Thursday, July 3, 2014

Dear God, I want...

Dear God,

I never dreamed I would come to the day when I would sit and bare my heart like this and ask you for something, but I am.  

...and I am doing so in a public forum as a declaration of my faith in you.  

I know you already know.  And I know you know what is best for me.  But I am still going to ask.  Because you state you want us to ask of you.

You see, today, exactly 20 years ago, was a hard day for me.  A very, very, very hard day for me.  It was a day that wrecked havoc on my world in such utter complete destroying emotional, mental and physical destruction to such a degree that I never thought I would ever remotely want a man in my world.  It was a day that abuse turned into more abuse, which was a nightmare that lasted 3 1/2 years.  

Until I said enough.  I am done!  Goodbye.  And didn't look back...

But as you have lovingly worked in my heart and mind, especially the last two years of my courageous journey, you have done an amazing work in which has revealed lots of things to me about learning to love me and accepting love.  In facing my fears, tearing down walls, fighting lies, searching for truth, and pushing through in faith, I have come to the place that I want this.  I want this thing I never thought I would want.

So today, I request of you to help me and to provide this for me.

I want to ask you to please send me a man that you believe is the best fit for me my way.  I don't want to go find him because I believe you can and will provide.  I believe that I don't have to do "all the work", you can and you will.  You are a loving Father who loves me more than anyone and who wants to provide every good and perfect gift for me.  At the same time, if this is what you ask of me, I want to do what you ask me to do and locate him.  I ask that you lead and guide me to know how to do this because its been in some ways a difficult and painful process to launch out into this dating world.  But I also know that it has been a necessary process of growth in my journey.  To be vulnerable and conquer these fears.  Though I have grown immensely in this short time of opening myself up in such an amazing and bold authentic way, by tearing down walls built so incredibly high and thick to keep men out, by questioning everything I was ever told as the right and wrong way to date, re-evaluating the kind of man I "need/want", destroying the very foundation of lies I have believed for far too long about me and my worthiness of love and a relationship, facing the opposition from those who don't agree with what I am doing, focusing on the communication skills that I am sharpening, developing a deeper understanding of men and woman, amazed at the in depth learning I am getting about myself, the beliefs I am confirming are true and right, and the change in me that I have experienced since starting this process...I come to a place where I know what I want.
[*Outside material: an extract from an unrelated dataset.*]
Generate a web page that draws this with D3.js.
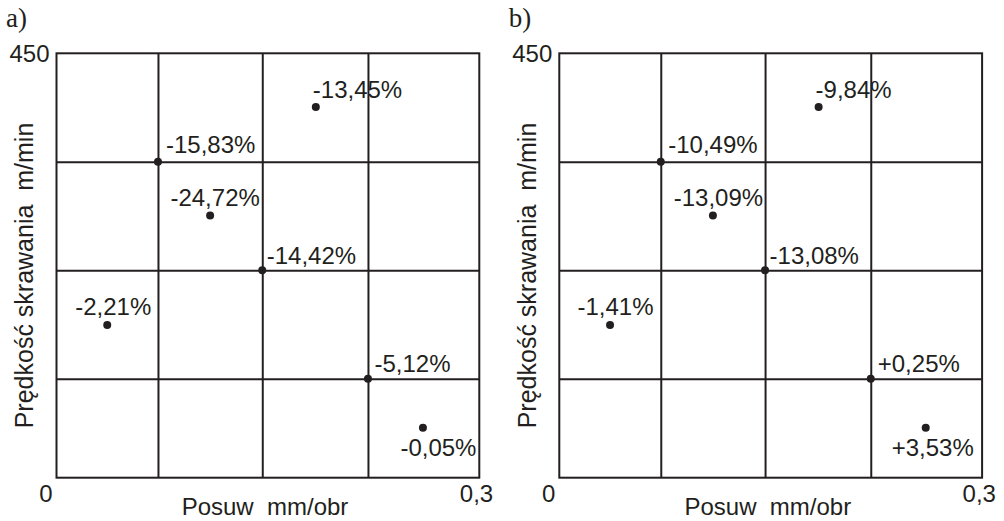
<!DOCTYPE html>
<html>
<head>
<meta charset="utf-8">
<script src="https://cdn.jsdelivr.net/npm/d3@7"></script>
<style>
  html, body { margin: 0; padding: 0; background: #fff; }
  svg { display: block; }
  text { font-family: "Liberation Sans", Arial, sans-serif; fill: #231f20; white-space: pre; }
</style>
</head>
<body>
<svg id="chart" width="1004" height="521"></svg>
<script>
// ---- data ----
const panelNames = ["a)", "b)"];
const xDomain = [0, 0.3];
const yDomain = [0, 450];
const xTickLabels = ["0", "0,3"];
const yTickLabels = ["450"];
const xTitle = "Posuw  mm/obr";
const yTitle = "Prędkość skrawania  m/min";
const gridFeed = [0.072, 0.146, 0.221];
const gridSpeed = [105, 220, 335];
const feed  = [0.072, 0.184, 0.109, 0.146, 0.036, 0.221, 0.260];
const speed = [335,   393,   278,   220,   162,   105,   53];
const changesA = ["-15,83%", "-13,45%", "-24,72%", "-14,42%", "-2,21%", "-5,12%", "-0,05%"];
const changesB = ["-10,49%", "-9,84%", "-13,09%", "-13,08%", "-1,41%", "+0,25%", "+3,53%"];

// ---- layout / style ----
const ink = "#231f20";
const panelOffsets = [56.5, 559.3];
const plotW = 422.8, plotTop = 53.3, plotBottom = 477.7;
const fs = 24;
// label placement: [anchor, dx, dy] per point, per panel
const placeA = [["start", 8, -9], ["start", -3, -9.5], ["middle", 5, -10], ["start", 4.5, -6.5],
                ["middle", 6, -10], ["start", 6.5, -6.5], ["middle", 15.5, 28]];
const placeB = [["start", 7.5, -9], ["start", -3, -9.5], ["middle", 5.5, -10], ["start", 4.5, -6.5],
                ["middle", 5.5, -10], ["start", 7, -6.5], ["middle", 7, 28]];

const svg = d3.select("#chart");
const panels = [
  { name: panelNames[0], labels: changesA, place: placeA, x0: panelOffsets[0] },
  { name: panelNames[1], labels: changesB, place: placeB, x0: panelOffsets[1] }
];

panels.forEach(p => {
  const x = d3.scaleLinear().domain(xDomain).range([p.x0, p.x0 + plotW]);
  const y = d3.scaleLinear().domain(yDomain).range([plotBottom, plotTop]);
  const g = svg.append("g");

  // frame
  g.append("rect")
    .attr("x", x(xDomain[0])).attr("y", y(yDomain[1]))
    .attr("width", x(xDomain[1]) - x(xDomain[0]))
    .attr("height", y(yDomain[0]) - y(yDomain[1]))
    .attr("fill", "none").attr("stroke", ink).attr("stroke-width", 2);

  // grid via axes
  const gx = g.append("g").attr("transform", `translate(0,${plotBottom})`)
    .call(d3.axisBottom(x).tickValues(gridFeed).tickSize(-(plotBottom - plotTop)).tickFormat(""));
  const gy = g.append("g").attr("transform", `translate(${p.x0},0)`)
    .call(d3.axisLeft(y).tickValues(gridSpeed).tickSize(-plotW).tickFormat(""));
  [gx, gy].forEach(a => {
    a.select(".domain").remove();
    a.selectAll(".tick line").attr("stroke", ink).attr("stroke-width", 2);
  });

  // tick labels
  g.append("text").attr("x", x(xDomain[0]) - 4).attr("y", 502)
    .attr("text-anchor", "end").attr("font-size", fs).text(xTickLabels[0]);
  g.append("text").attr("x", x(xDomain[1]) - 19.5).attr("y", 502)
    .attr("text-anchor", "start").attr("font-size", fs).text(xTickLabels[1]);
  g.append("text").attr("x", x(xDomain[0]) - 7).attr("y", y(yDomain[1]) + 8.5)
    .attr("text-anchor", "end").attr("font-size", fs).text(yTickLabels[0]);

  // axis titles
  g.append("text").attr("x", p.x0 + 208.5).attr("y", 515)
    .attr("text-anchor", "middle").attr("font-size", fs).text(xTitle);
  g.append("text")
    .attr("transform", `translate(${p.x0 - 23.5},${(plotTop + plotBottom) / 2 + 10}) rotate(-90)`)
    .attr("text-anchor", "middle").attr("font-size", 25).text(yTitle);

  // panel letter
  g.append("text").attr("x", p.x0 - 50.5).attr("y", 27)
    .style("font-family", "'Liberation Serif', 'Times New Roman', serif")
    .attr("font-size", 27).text(p.name);

  // points
  const pts = feed.map((f, i) => ({ f, s: speed[i], label: p.labels[i], pl: p.place[i] }));
  g.selectAll("circle.pt").data(pts).join("circle")
    .attr("class", "pt")
    .attr("cx", d => x(d.f)).attr("cy", d => y(d.s)).attr("r", 4).attr("fill", ink);
  g.selectAll("text.lbl").data(pts).join("text")
    .attr("class", "lbl")
    .attr("x", d => x(d.f) + d.pl[1]).attr("y", d => y(d.s) + d.pl[2])
    .attr("text-anchor", d => d.pl[0]).attr("font-size", fs).text(d => d.label);
});
</script>
</body>
</html>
I want a man, a handsome man that loves you with his whole heart and will put you first before all else.  I want a man that has gorgeous eyes, an engaging smile, strong shoulders to lean against!  I want him to be taller than me [or at least my height when I am in heels] and who will hold me in his arms forever, will kiss me until the sun rises, who will teach me to dance and let me know I am the one and only in his life.  I have so many characteristics of what I consider a handsome man, but I know that a heart of gold, love and compassion is the best.  I want a man who will enjoy doing fun things on my bucket list that I have never had a chance to experience, completely understanding the zone I come from, not condemning me for my lack of experience or education, but teaching me every little thing I want to know, gently.  I want a man who loves things I love, like sushi, dancing, music, wine and entertaining friends.  I want a man that understands I have baggage but is willing to help me unpack it and heal through it because he knows he is only one of many tools that can heal that wound completely.  I want a man that respects me for being the strong woman of faith I am, who doesn't see me as a threatening or intimidating personality, but as one who has strong character and who has lived a life of courage and wants to inspire him to do the same.  A man that only you God know who and if I need.

I want him Lord.

But you are the God of my world and you come first!  I know that just because right now I feel that this is what I want, I know deeply that I have a great life and am absolutely content and happy being single.  Therefore I ask that you guide me in this.

Love Your Courageous, Generous, Loving Daughter who is LivingInTruth, Gratitude, Strength, and Faith, 

courageouschic

1 comment:

  1. I'm smiling. I will pray with you. May the Lord bring one fitting, and one who brings rest to you. Love you.